Work will return to “somewhat normal,” but it will never go back to the way it was. Very few of us will be consistently collocated with our colleagues. Some people will be at the office. Others will be WFH, and yet others may be in a shared office space, satellite office or other “third place.” So most interactions will be hybrid or even “tribrid.” That means you need to master a new set of skills so you can grow your personal brand and succeed in this new multifaceted environment.
The skills I discuss in this article aren’t always the ones that people are focused on or even consider improving, but they’re essential now and will be even more valuable as the workplace evolves. Whenever the workplace atmosphere becomes more complicated, flexibility becomes more crucial, especially in these eight key areas.
Every professional needs to become a video star. If you’re someone who says, “I hate to be on camera,” it’s time to adopt a new mantra. Interacting via email, text and instant message won’t cut it in the new world of work. You need to use the richest form of media we have (besides being there in the flesh, of course). Video allows you to deliver a complete communication, replete with body language and tone of voice—making it a richer and more powerful way to communicate, engage and connect. Become exceptionally good at both asynchronous and synchronous video (Zoom meetings) so your communications help you stand out.
2. Meeting Technology
You need to master not one, but many different types of meeting platforms. If you’re working with clients or vendors, they may not use the software your company adopted as a standard. That means knowing how to mute your microphone on Webex, Zoom, Google Meet, Microsoft Teams and on the dozens of new platforms that are likely to emerge in the coming months and years. In addition to the technology, you need to be mindful of the new expectations of meeting etiquette. Knowing how to run a seamless tribrid meeting, making sure everyone is heard, is a skill everyone will need.

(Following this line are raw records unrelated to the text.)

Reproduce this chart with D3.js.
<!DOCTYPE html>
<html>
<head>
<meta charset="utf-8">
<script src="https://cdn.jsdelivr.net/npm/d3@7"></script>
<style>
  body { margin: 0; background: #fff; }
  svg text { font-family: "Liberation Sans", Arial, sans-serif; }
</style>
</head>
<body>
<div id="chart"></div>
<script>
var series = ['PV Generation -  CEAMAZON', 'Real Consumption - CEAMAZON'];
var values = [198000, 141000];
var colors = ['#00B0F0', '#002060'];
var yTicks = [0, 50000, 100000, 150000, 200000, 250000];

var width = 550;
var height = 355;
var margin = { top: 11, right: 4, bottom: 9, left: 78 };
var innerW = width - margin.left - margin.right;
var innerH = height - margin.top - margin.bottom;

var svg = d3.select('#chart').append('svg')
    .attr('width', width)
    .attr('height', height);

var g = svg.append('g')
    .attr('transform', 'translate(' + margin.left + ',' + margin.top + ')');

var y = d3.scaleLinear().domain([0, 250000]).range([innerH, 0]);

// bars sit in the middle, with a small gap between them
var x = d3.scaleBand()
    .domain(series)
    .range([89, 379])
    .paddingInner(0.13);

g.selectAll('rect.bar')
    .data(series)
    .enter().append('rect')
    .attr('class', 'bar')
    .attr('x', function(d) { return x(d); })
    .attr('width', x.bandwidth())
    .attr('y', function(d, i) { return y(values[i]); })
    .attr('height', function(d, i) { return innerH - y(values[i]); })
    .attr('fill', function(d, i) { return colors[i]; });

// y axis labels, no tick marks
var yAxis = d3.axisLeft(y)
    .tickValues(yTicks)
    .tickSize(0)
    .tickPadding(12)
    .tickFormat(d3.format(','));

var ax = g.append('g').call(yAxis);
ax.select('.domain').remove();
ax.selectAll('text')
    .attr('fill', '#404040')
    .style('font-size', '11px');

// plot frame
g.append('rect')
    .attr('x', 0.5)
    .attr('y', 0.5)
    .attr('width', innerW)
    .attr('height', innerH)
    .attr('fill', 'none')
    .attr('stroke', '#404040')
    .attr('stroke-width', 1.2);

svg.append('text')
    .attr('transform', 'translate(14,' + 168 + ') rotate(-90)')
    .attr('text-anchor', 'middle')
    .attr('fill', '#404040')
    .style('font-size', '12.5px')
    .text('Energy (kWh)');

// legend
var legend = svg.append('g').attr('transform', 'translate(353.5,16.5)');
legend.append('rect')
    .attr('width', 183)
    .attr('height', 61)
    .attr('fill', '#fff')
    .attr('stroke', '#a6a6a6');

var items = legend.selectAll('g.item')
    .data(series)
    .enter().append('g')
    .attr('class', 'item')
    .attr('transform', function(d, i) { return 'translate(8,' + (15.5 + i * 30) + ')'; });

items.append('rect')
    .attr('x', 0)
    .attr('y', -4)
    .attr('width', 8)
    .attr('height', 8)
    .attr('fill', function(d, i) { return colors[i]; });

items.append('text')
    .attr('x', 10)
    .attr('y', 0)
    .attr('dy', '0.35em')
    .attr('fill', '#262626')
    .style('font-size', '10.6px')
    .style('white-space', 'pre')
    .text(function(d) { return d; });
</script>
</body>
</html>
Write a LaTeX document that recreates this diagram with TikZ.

I have always said, listening is among the most important communication tools, yet few of us have ever taken a course in listening. And when I talk about listening, I mean deep listening—the kind of listening executive coaches use to know exactly what’s going on with their clients. It’s harder to listen online, partly because of the numerous distractions and opportunities to try to multitask and partly because communication is made up of more than just words. When you see someone in the postage-stamp box online, you get fewer visual clues to what’s actually going on. This requires more focused attention.
4. Social Media
Social media is not just for Kim Kardashian and Justin Bieber. If you abhor social media, it’s time to find a way to love it or at least tolerate it. In our new world of work, your online social profiles (LinkedIn in particular) deliver your first impression—and we all know how important first impressions are. In addition to being your brand’s voice when you aren’t there, social media is valuable for building and nurturing your network and staying on top of relevant trends skills. Mastering social media also helps you become a digital brand steward for your company. When you share company created content with your community, you increase the value you deliver to your employer and build your personal brand throughout the organization.
5. Leading Online Meetings
You may be a star in the conference room, but are you as good when the meeting location is the Zoom room? Seek to become the very best meeting facilitator—with the goal of making online meetings much more productive and pleasant for the participants. That means knowing how to engage meeting participants (preventing them from halfway listening while they “just work on the report I have to get out”). And it means creating the cohesion and connection in the digital world at the same level as when you’re sitting among your meeting participants.
6. Virtual Networking
Virtual networking can seem like a gift to some. It can feel less scary than going to a face-to-face networking event and injecting yourself into conversations with total strangers. But it’s actually a lot harder in many ways. We’re living in the relationship economy. Those relationships are currency, so building them is important. That means you need a deliberate approach for adding people to your brand community and maintaining relationships with your existing tribe. E-networking requires that you continually reach out and stay connected. If you don’t make it a priority, weeks or months can go by without any valuable network interaction, causing your relevance to wither.
There was a time when only executives had access to a coach. Then, coaching became available to more people in the organization. Now, it’s necessary for every career-minded professional to be a coach. Coaching skills can help you get the most from your people while empowering them to be better at their jobs, but it’s not a one-and-done experience. In his excellent primer, The Coaching Habit, Michael Bungay Stanier writes, “Coaching should be a daily, informal act, not an occasional, formal ‘It’s Coaching Time!’ event.”
It’s easy to multitask when you’re WFH or WFTS (Work From a Third Space). After all, when you’re in a Zoom meeting, you’re on the same device where you read your email and do all your other work. What an opportunity to multi-task. The problem is that you probably can’t multi-task. Only 2.5% of us have brains that are wired to allow it. So staying focused is going to be essential. Plus, those meeting will make up the majority of your “face time” opportunities. So you need to prioritize them and show that you are engaged and contributing value. Mindfulness apps can help you build your focus muscle so you can maximize the value you deliver at work.
Step up your game in these eight areas, and you’ll soar up the career ladder in the new world of work.